* **Requirement**: Write only the number of lines holding the string "this".

* **Exercise material**:
(begin)

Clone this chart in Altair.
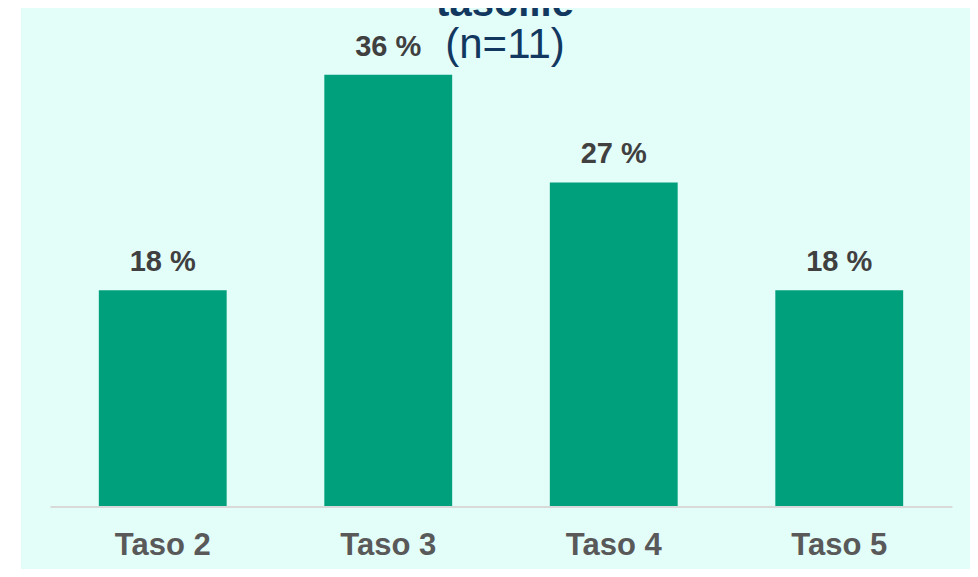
import altair as alt
import pandas as pd

categories = ["Taso 2", "Taso 3", "Taso 4", "Taso 5"]
values = [18.2, 36.4, 27.3, 18.2]
labels = ["18 %", "36 %", "27 %", "18 %"]

df = pd.DataFrame({"cat": categories, "val": values, "lab": labels})

GREEN = "#00a07c"
BG = "#e3fdf9"
NAVY = "#12385f"
FONT = "Liberation Sans"

xenc = alt.X(
    "cat:N",
    sort=categories,
    title=None,
    scale=alt.Scale(range=[29, 931], paddingInner=0.433, paddingOuter=0.2165),
    axis=alt.Axis(
        orient="bottom",
        offset=-62.5,
        domainColor="#d9d9d9",
        domainWidth=2,
        ticks=False,
        tickSize=0,
        labelFont=FONT,
        labelFontSize=31,
        labelFontWeight="bold",
        labelColor="#595959",
        labelBaseline="alphabetic",
        labelPadding=48,
        labelAngle=0,
        grid=False,
    ),
)
yenc = alt.Y("val:Q", scale=alt.Scale(domain=[0, 40], range=[498, 24]), axis=None)

bars = alt.Chart(df).mark_bar(color=GREEN).encode(x=xenc, y=yenc)
text = alt.Chart(df).mark_text(
    dy=-19, baseline="alphabetic", fontSize=29, fontWeight="bold",
    color="#404040", font=FONT
).encode(x=alt.X("cat:N", sort=categories), y=yenc, text="lab:N")

chart = (
    alt.layer(bars, text)
    .properties(
        width=949,
        height=561,
        background="white",
        padding={"left": 13, "top": 0, "right": 0, "bottom": 0},
        autosize=alt.AutoSizeParams(type="none"),
        title=alt.Title(
            "tasoille",
            subtitle="(n=11)",
            font=FONT,
            fontSize=40,
            fontWeight="bold",
            color=NAVY,
            subtitleFont=FONT,
            subtitleFontSize=42,
            subtitleFontWeight="normal",
            subtitleColor=NAVY,
            subtitlePadding=1,
            anchor="middle",
            frame="group",
            offset=-58,
            dx=9.5,
        ),
    )
    .configure_view(fill=BG, strokeWidth=0)
)

chart.save("out.html", embed_options={"renderer": "svg", "actions": False})
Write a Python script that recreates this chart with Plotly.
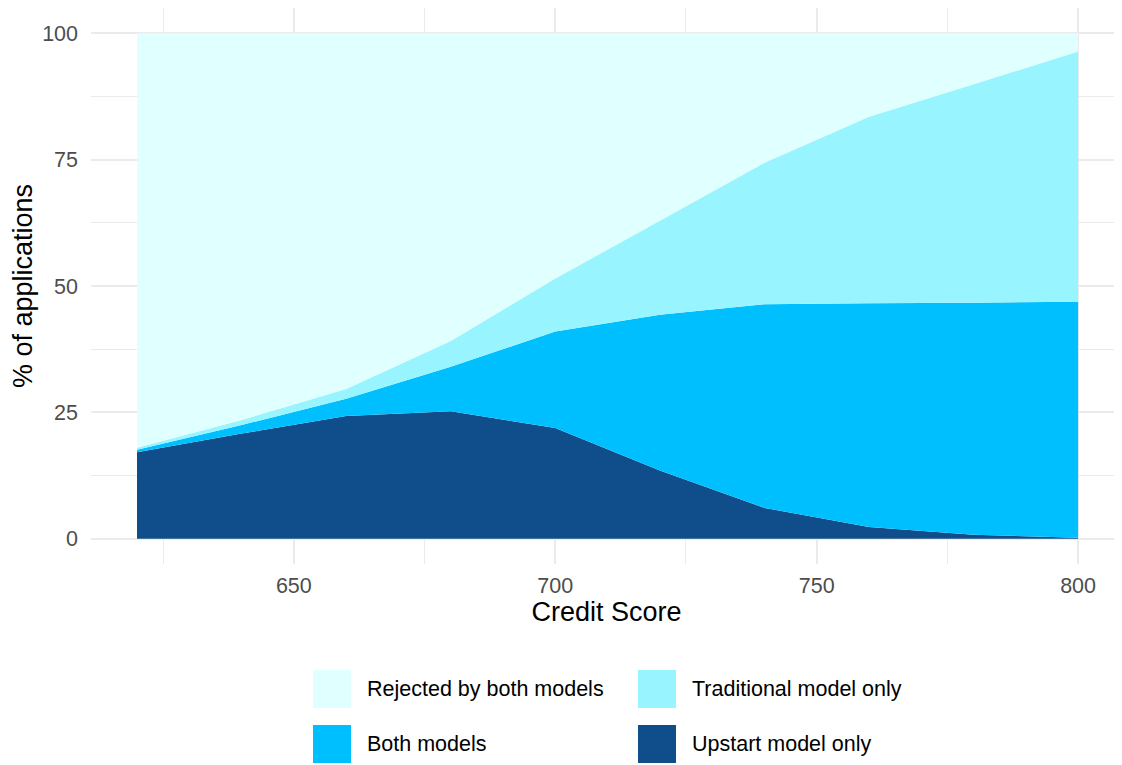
import plotly.graph_objects as go

# Data (share of applications, %)
credit_score = [620, 640, 660, 680, 700, 720, 740, 760, 780, 800]
upstart_only = [17.1, 20.8, 24.3, 25.2, 21.9, 13.5, 6.1, 2.3, 0.8, 0.2]
both_models = [0.5, 1.7, 3.4, 8.8, 19.1, 30.8, 40.3, 44.3, 45.9, 46.7]
traditional_only = [0.4, 1.0, 1.9, 5.1, 10.5, 18.6, 28.0, 36.9, 43.2, 49.5]
rejected_both = [82.0, 76.5, 70.4, 60.9, 48.5, 37.1, 25.6, 16.5, 10.1, 3.6]

series_names = ["Upstart model only", "Both models", "Traditional model only", "Rejected by both models"]
series_values = [upstart_only, both_models, traditional_only, rejected_both]
series_colors = ["#104E8B", "#00BFFF", "#98F5FF", "#E0FFFF"]

# legend layout (ggplot style, 2 x 2, filled row-wise)
legend_order = ["Rejected by both models", "Traditional model only", "Both models", "Upstart model only"]

fig = go.Figure()
for name, vals, col in zip(series_names, series_values, series_colors):
    fig.add_trace(go.Scatter(
        x=credit_score, y=vals, name=name, stackgroup="one",
        mode="none", fillcolor=col, showlegend=False,
    ))

# page has an 8px body margin, so the figure is drawn 8px in from the window corner
OFF = 8
W, H = 1122 - OFF, 765 - OFF
# plot area in window pixels: left 91, right 1122, top 8, bottom 564
L, R, T, B = 91, 1122, 8, 564
def px(x):
    return (x - L) / (R - L)
def py(y):
    return (B - y) / (B - T)

shapes = []
annotations = []
key = 38
col_x = [313, 638]
row_y = [670, 725]
for i, name in enumerate(legend_order):
    c = series_colors[series_names.index(name)]
    x0 = col_x[i % 2]
    y0 = row_y[i // 2]
    shapes.append(dict(type="rect", xref="paper", yref="paper",
                       x0=px(x0), x1=px(x0 + key), y0=py(y0 + key), y1=py(y0),
                       fillcolor=c, line=dict(width=0)))
    annotations.append(dict(xref="paper", yref="paper", x=px(x0 + key + 14), y=py(y0 + key / 2),
                            text=name, showarrow=False, xanchor="left", yanchor="middle",
                            font=dict(size=21.5, color="black")))

fig.update_layout(
    width=W, height=H,
    margin=dict(l=L - OFF, r=0, t=T - OFF, b=H - (B - OFF)),
    paper_bgcolor="white", plot_bgcolor="white",
    font=dict(family="Liberation Sans, Arial, sans-serif"),
    shapes=shapes, annotations=annotations,
    xaxis=dict(
        range=[611.2, 808.4], tickvals=[650, 700, 750, 800],
        showgrid=True, gridcolor="#EBEBEB", gridwidth=2, zeroline=False,
        minor=dict(tickvals=[625, 675, 725, 775], showgrid=True, gridcolor="#EBEBEB", gridwidth=1),
        tickfont=dict(size=21.5, color="#4D4D4D"), ticklabelstandoff=6,
        title=dict(text="Credit Score", font=dict(size=27, color="black"), standoff=4),
    ),
    yaxis=dict(
        range=[-5, 105], tickvals=[0, 25, 50, 75, 100],
        showgrid=True, gridcolor="#EBEBEB", gridwidth=2, zeroline=False,
        minor=dict(tickvals=[12.5, 37.5, 62.5, 87.5], showgrid=True, gridcolor="#EBEBEB", gridwidth=1),
        tickfont=dict(size=21.5, color="#4D4D4D"), ticklabelstandoff=12,
        title=dict(text="% of applications", font=dict(size=27, color="black"), standoff=9),
    ),
)

fig.write_html("out.html")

(end)

* **Response**: 2